"Unconventional superconductivity of FeSe studied in real space with ultra-low temperature STM"
|Date:||01/09/2020, 4:15 PM - 6:00 PM|
|Location:||Hubland Süd, Geb. P1 (Physik), HS P|
|Organizer:||SFB 1170 ToCoTronics|
|Speaker:||Prof. Dr. Wulf Wulfhekel - Physikalisches Institut, KIT, Karlsruhe|
The pairing mechanism in iron-based superconductors is believed to be unconventional, i.e. not phonon-mediated. The achieved transition temperatures Tc in these superconductors are still significantly below those of some of the cuprates, with the exception of single layer FeSe films on SrTiO3 showing a Tc between 60 and 100 K, i.e. an order of magnitude larger than in bulk FeSe. This enormous increase of Tc demonstrates the potential of interface engineering for superconductivity. The underlying mechanism of Cooper pairing is, however, not understood. Both conventional and unconventional mechanisms have been discussed.

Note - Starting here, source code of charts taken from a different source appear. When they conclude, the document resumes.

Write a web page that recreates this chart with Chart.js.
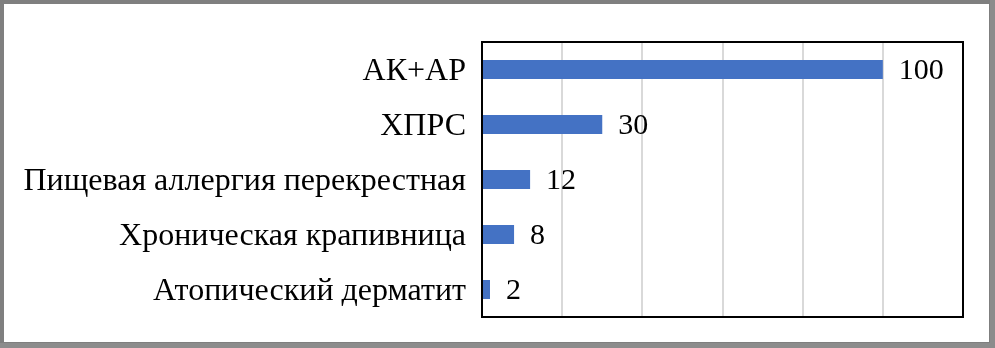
<!DOCTYPE html>
<html>
<head>
<meta charset="utf-8">
<script src="https://cdn.jsdelivr.net/npm/chart.js@4.4.1/dist/chart.umd.min.js"></script>
<style>
html,body{margin:0;padding:0;background:#fff;}
#wrap{width:995px;height:348px;position:relative;}
</style>
</head>
<body>
<div id="wrap"><canvas id="c" width="995" height="348"></canvas></div>
<script>
const categories = ["АК+АР", "ХПРС", "Пищевая аллергия перекрестная", "Хроническая крапивница", "Атопический дерматит"];
const values = [100, 30, 12, 8, 2];
const xTicks = [0, 20, 40, 60, 80, 100, 120];

const FONT = "'Liberation Serif', 'Times New Roman', serif";

const framePlugin = {
  id: 'frame',
  beforeDraw(chart) {
    const ctx = chart.ctx;
    ctx.save();
    ctx.fillStyle = '#fff';
    ctx.fillRect(0, 0, chart.width, chart.height);
    ctx.restore();
  },
  afterDatasetsDraw(chart) {
    const ctx = chart.ctx;
    const a = chart.chartArea;
    const meta = chart.getDatasetMeta(0);
    ctx.save();
    ctx.fillStyle = '#000';
    ctx.font = "30px " + FONT;
    ctx.textBaseline = 'middle';
    ctx.textAlign = 'left';
    meta.data.forEach((bar, i) => {
      ctx.fillText(String(values[i]), bar.x + 16, bar.y + 2);
    });
    // plot border
    ctx.strokeStyle = '#000';
    ctx.lineWidth = 2;
    ctx.strokeRect(a.left, a.top, a.right - a.left, a.bottom - a.top);
    // outer frame
    ctx.strokeStyle = '#7f7f7f';
    ctx.lineWidth = 4;
    ctx.strokeRect(2, 2, chart.width - 6, chart.height - 6);
    ctx.fillStyle = '#8c8c8c';
    ctx.fillRect(chart.width - 5, 0, 5, chart.height);
    ctx.fillRect(0, chart.height - 5, chart.width, 5);
    ctx.restore();
  }
};

new Chart(document.getElementById('c'), {
  type: 'bar',
  data: {
    labels: categories,
    datasets: [{
      data: values,
      backgroundColor: '#4472c4',
      barPercentage: 0.69,
      categoryPercentage: 0.5
    }]
  },
  options: {
    indexAxis: 'y',
    responsive: false,
    animation: false,
    events: [],
    layout: { padding: { left: 0, top: 42, right: 32, bottom: 31 } },
    plugins: { legend: { display: false }, tooltip: { enabled: false } },
    scales: {
      x: {
        min: xTicks[0],
        max: xTicks[xTicks.length - 1],
        afterBuildTicks(scale) { scale.ticks = xTicks.map(v => ({ value: v })); },
        ticks: { display: false },
        grid: { color: '#d9d9d9', lineWidth: 2, drawTicks: false },
        border: { display: false },
        afterFit(scale) { scale.height = 0; scale.paddingLeft = 0; scale.paddingRight = 0; }
      },
      y: {
        ticks: { color: '#000', font: { family: FONT, size: 32 }, padding: 16, labelOffset: 2 },
        grid: { display: false, drawTicks: false },
        border: { display: false },
        afterFit(scale) { scale.width = 482; scale.paddingTop = 0; scale.paddingBottom = 0; }
      }
    }
  },
  plugins: [framePlugin]
});
</script>
</body>
</html>
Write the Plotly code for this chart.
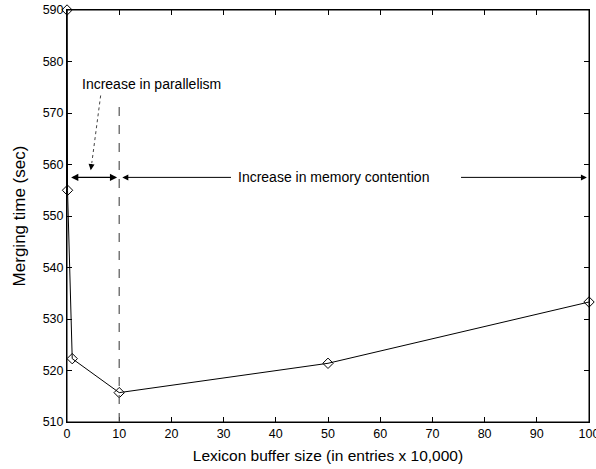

We reveal how STM can directly measure the electron-boson coupling function in FeSe on SrTiO3. We shows that the excitation spectrum becomes fully gapped below Tc strongly supporting an electronic pairing mechanism. Finally, we will demonstrate, how the lateral resolution of STM can be used to resolve the contributions of different orbitals to the superconducting gap in multi-orbital superconductors. This approach is based on STM’s capability to resolve the local density of states (LDOS) with a combined high energy and sub unit-cell lateral resolution to directly image the orbital contributions to the superconducting gap on defect free FeSe crystals in real space.